* TASK OBJECTIVE
Copy the full set of lines exactly as given.

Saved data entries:

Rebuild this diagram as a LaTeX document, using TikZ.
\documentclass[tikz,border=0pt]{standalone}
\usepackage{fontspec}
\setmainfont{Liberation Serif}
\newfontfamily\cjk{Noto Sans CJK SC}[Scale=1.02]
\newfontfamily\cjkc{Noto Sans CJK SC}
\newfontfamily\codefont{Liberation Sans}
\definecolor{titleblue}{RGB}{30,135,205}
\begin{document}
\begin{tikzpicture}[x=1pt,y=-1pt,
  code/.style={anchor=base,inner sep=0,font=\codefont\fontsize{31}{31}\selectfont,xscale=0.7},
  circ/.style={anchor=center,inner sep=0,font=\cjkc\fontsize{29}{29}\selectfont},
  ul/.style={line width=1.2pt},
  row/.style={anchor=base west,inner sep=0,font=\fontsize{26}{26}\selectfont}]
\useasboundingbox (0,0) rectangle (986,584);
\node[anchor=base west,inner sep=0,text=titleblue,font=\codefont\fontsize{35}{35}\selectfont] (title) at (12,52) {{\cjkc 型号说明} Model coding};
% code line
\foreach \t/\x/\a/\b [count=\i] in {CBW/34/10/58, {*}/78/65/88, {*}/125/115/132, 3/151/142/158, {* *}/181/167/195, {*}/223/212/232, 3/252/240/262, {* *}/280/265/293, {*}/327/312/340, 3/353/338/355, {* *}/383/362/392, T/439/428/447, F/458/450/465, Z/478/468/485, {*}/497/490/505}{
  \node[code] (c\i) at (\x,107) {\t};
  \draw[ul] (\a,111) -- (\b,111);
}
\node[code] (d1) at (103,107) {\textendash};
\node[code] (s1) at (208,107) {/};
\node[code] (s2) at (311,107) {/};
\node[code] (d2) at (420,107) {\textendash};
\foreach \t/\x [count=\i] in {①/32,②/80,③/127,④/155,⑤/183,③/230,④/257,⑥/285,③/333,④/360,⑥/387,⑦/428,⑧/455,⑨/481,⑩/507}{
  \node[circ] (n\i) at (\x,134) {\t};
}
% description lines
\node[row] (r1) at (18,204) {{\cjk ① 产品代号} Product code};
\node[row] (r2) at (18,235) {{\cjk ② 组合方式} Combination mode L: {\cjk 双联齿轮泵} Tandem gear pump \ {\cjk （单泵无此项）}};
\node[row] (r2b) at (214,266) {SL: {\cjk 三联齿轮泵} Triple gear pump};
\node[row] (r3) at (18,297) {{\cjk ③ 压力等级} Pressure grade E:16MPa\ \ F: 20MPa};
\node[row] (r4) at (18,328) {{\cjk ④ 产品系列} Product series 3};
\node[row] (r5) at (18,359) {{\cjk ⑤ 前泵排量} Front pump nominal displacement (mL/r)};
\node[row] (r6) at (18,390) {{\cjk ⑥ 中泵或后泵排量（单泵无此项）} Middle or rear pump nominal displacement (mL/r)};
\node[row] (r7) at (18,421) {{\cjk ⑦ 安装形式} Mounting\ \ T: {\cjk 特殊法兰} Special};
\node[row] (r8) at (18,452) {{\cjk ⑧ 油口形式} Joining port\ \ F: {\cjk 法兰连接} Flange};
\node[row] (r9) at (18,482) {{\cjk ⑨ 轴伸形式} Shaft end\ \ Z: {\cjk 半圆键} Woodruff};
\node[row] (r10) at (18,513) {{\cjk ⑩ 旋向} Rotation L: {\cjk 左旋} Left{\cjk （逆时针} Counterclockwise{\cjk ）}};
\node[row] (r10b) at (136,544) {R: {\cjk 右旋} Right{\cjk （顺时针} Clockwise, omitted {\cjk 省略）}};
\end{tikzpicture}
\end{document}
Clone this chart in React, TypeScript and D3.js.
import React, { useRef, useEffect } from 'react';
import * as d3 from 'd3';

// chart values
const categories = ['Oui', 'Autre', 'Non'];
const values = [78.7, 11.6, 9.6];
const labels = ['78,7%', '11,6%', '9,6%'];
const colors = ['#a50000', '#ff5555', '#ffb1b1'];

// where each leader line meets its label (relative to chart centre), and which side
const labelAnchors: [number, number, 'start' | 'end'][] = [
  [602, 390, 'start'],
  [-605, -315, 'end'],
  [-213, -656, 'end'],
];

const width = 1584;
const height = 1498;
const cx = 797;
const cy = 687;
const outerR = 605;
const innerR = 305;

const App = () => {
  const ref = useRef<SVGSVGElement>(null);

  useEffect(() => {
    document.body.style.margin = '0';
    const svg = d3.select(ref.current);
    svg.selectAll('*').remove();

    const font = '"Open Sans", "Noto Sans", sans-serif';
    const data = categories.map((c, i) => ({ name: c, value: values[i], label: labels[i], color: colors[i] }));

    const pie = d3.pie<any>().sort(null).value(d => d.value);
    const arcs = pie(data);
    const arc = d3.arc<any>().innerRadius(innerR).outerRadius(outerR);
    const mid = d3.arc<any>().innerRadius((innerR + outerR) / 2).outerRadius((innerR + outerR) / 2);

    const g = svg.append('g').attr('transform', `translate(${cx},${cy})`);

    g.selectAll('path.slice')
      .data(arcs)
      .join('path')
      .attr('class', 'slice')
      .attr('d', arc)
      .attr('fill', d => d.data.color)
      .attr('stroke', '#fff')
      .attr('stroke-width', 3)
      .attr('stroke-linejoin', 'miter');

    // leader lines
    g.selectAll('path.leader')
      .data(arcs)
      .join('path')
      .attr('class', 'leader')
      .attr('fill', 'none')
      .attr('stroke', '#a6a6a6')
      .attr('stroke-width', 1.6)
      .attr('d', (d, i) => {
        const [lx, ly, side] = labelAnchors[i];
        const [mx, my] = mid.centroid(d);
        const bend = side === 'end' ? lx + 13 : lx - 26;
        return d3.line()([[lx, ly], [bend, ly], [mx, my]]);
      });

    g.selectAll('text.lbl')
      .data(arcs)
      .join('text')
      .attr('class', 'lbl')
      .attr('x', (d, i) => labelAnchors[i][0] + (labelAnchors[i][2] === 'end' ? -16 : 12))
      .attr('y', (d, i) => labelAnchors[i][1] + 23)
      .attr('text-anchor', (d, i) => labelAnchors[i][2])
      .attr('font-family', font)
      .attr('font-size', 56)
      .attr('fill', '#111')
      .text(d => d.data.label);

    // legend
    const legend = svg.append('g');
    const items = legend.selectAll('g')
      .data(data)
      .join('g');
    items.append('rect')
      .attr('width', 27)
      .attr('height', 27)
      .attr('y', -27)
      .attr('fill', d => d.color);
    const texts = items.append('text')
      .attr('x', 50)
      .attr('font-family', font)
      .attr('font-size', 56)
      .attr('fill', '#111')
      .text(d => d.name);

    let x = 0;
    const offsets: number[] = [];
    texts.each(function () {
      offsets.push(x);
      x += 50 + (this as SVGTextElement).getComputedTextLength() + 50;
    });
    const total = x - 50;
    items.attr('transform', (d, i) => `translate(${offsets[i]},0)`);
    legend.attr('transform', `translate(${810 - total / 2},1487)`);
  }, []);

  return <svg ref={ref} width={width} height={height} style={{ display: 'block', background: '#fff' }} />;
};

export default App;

* TASK RESPONSE
Rebuild this diagram as a LaTeX document, using TikZ.
\documentclass[tikz,border=0pt]{standalone}
\usepackage{fontspec}
\setmainfont{Liberation Serif}
\newfontfamily\cjk{Noto Sans CJK SC}[Scale=1.02]
\newfontfamily\cjkc{Noto Sans CJK SC}
\newfontfamily\codefont{Liberation Sans}
\definecolor{titleblue}{RGB}{30,135,205}
\begin{document}
\begin{tikzpicture}[x=1pt,y=-1pt,
  code/.style={anchor=base,inner sep=0,font=\codefont\fontsize{31}{31}\selectfont,xscale=0.7},
  circ/.style={anchor=center,inner sep=0,font=\cjkc\fontsize{29}{29}\selectfont},
  ul/.style={line width=1.2pt},
  row/.style={anchor=base west,inner sep=0,font=\fontsize{26}{26}\selectfont}]
\useasboundingbox (0,0) rectangle (986,584);
\node[anchor=base west,inner sep=0,text=titleblue,font=\codefont\fontsize{35}{35}\selectfont] (title) at (12,52) {{\cjkc 型号说明} Model coding};
% code line
\foreach \t/\x/\a/\b [count=\i] in {CBW/34/10/58, {*}/78/65/88, {*}/125/115/132, 3/151/142/158, {* *}/181/167/195, {*}/223/212/232, 3/252/240/262, {* *}/280/265/293, {*}/327/312/340, 3/353/338/355, {* *}/383/362/392, T/439/428/447, F/458/450/465, Z/478/468/485, {*}/497/490/505}{
  \node[code] (c\i) at (\x,107) {\t};
  \draw[ul] (\a,111) -- (\b,111);
}
\node[code] (d1) at (103,107) {\textendash};
\node[code] (s1) at (208,107) {/};
\node[code] (s2) at (311,107) {/};
\node[code] (d2) at (420,107) {\textendash};
\foreach \t/\x [count=\i] in {①/32,②/80,③/127,④/155,⑤/183,③/230,④/257,⑥/285,③/333,④/360,⑥/387,⑦/428,⑧/455,⑨/481,⑩/507}{
  \node[circ] (n\i) at (\x,134) {\t};
}
% description lines
\node[row] (r1) at (18,204) {{\cjk ① 产品代号} Product code};
\node[row] (r2) at (18,235) {{\cjk ② 组合方式} Combination mode L: {\cjk 双联齿轮泵} Tandem gear pump \ {\cjk （单泵无此项）}};
\node[row] (r2b) at (214,266) {SL: {\cjk 三联齿轮泵} Triple gear pump};
\node[row] (r3) at (18,297) {{\cjk ③ 压力等级} Pressure grade E:16MPa\ \ F: 20MPa};
\node[row] (r4) at (18,328) {{\cjk ④ 产品系列} Product series 3};
\node[row] (r5) at (18,359) {{\cjk ⑤ 前泵排量} Front pump nominal displacement (mL/r)};
\node[row] (r6) at (18,390) {{\cjk ⑥ 中泵或后泵排量（单泵无此项）} Middle or rear pump nominal displacement (mL/r)};
\node[row] (r7) at (18,421) {{\cjk ⑦ 安装形式} Mounting\ \ T: {\cjk 特殊法兰} Special};
\node[row] (r8) at (18,452) {{\cjk ⑧ 油口形式} Joining port\ \ F: {\cjk 法兰连接} Flange};
\node[row] (r9) at (18,482) {{\cjk ⑨ 轴伸形式} Shaft end\ \ Z: {\cjk 半圆键} Woodruff};
\node[row] (r10) at (18,513) {{\cjk ⑩ 旋向} Rotation L: {\cjk 左旋} Left{\cjk （逆时针} Counterclockwise{\cjk ）}};
\node[row] (r10b) at (136,544) {R: {\cjk 右旋} Right{\cjk （顺时针} Clockwise, omitted {\cjk 省略）}};
\end{tikzpicture}
\end{document}
Clone this chart in React, TypeScript and D3.js.
import React, { useRef, useEffect } from 'react';
import * as d3 from 'd3';

// chart values
const categories = ['Oui', 'Autre', 'Non'];
const values = [78.7, 11.6, 9.6];
const labels = ['78,7%', '11,6%', '9,6%'];
const colors = ['#a50000', '#ff5555', '#ffb1b1'];

// where each leader line meets its label (relative to chart centre), and which side
const labelAnchors: [number, number, 'start' | 'end'][] = [
  [602, 390, 'start'],
  [-605, -315, 'end'],
  [-213, -656, 'end'],
];

const width = 1584;
const height = 1498;
const cx = 797;
const cy = 687;
const outerR = 605;
const innerR = 305;

const App = () => {
  const ref = useRef<SVGSVGElement>(null);

  useEffect(() => {
    document.body.style.margin = '0';
    const svg = d3.select(ref.current);
    svg.selectAll('*').remove();

    const font = '"Open Sans", "Noto Sans", sans-serif';
    const data = categories.map((c, i) => ({ name: c, value: values[i], label: labels[i], color: colors[i] }));

    const pie = d3.pie<any>().sort(null).value(d => d.value);
    const arcs = pie(data);
    const arc = d3.arc<any>().innerRadius(innerR).outerRadius(outerR);
    const mid = d3.arc<any>().innerRadius((innerR + outerR) / 2).outerRadius((innerR + outerR) / 2);

    const g = svg.append('g').attr('transform', `translate(${cx},${cy})`);

    g.selectAll('path.slice')
      .data(arcs)
      .join('path')
      .attr('class', 'slice')
      .attr('d', arc)
      .attr('fill', d => d.data.color)
      .attr('stroke', '#fff')
      .attr('stroke-width', 3)
      .attr('stroke-linejoin', 'miter');

    // leader lines
    g.selectAll('path.leader')
      .data(arcs)
      .join('path')
      .attr('class', 'leader')
      .attr('fill', 'none')
      .attr('stroke', '#a6a6a6')
      .attr('stroke-width', 1.6)
      .attr('d', (d, i) => {
        const [lx, ly, side] = labelAnchors[i];
        const [mx, my] = mid.centroid(d);
        const bend = side === 'end' ? lx + 13 : lx - 26;
        return d3.line()([[lx, ly], [bend, ly], [mx, my]]);
      });

    g.selectAll('text.lbl')
      .data(arcs)
      .join('text')
      .attr('class', 'lbl')
      .attr('x', (d, i) => labelAnchors[i][0] + (labelAnchors[i][2] === 'end' ? -16 : 12))
      .attr('y', (d, i) => labelAnchors[i][1] + 23)
      .attr('text-anchor', (d, i) => labelAnchors[i][2])
      .attr('font-family', font)
      .attr('font-size', 56)
      .attr('fill', '#111')
      .text(d => d.data.label);

    // legend
    const legend = svg.append('g');
    const items = legend.selectAll('g')
      .data(data)
      .join('g');
    items.append('rect')
      .attr('width', 27)
      .attr('height', 27)
      .attr('y', -27)
      .attr('fill', d => d.color);
    const texts = items.append('text')
      .attr('x', 50)
      .attr('font-family', font)
      .attr('font-size', 56)
      .attr('fill', '#111')
      .text(d => d.name);

    let x = 0;
    const offsets: number[] = [];
    texts.each(function () {
      offsets.push(x);
      x += 50 + (this as SVGTextElement).getComputedTextLength() + 50;
    });
    const total = x - 50;
    items.attr('transform', (d, i) => `translate(${offsets[i]},0)`);
    legend.attr('transform', `translate(${810 - total / 2},1487)`);
  }, []);

  return <svg ref={ref} width={width} height={height} style={{ display: 'block', background: '#fff' }} />;
};

export default App;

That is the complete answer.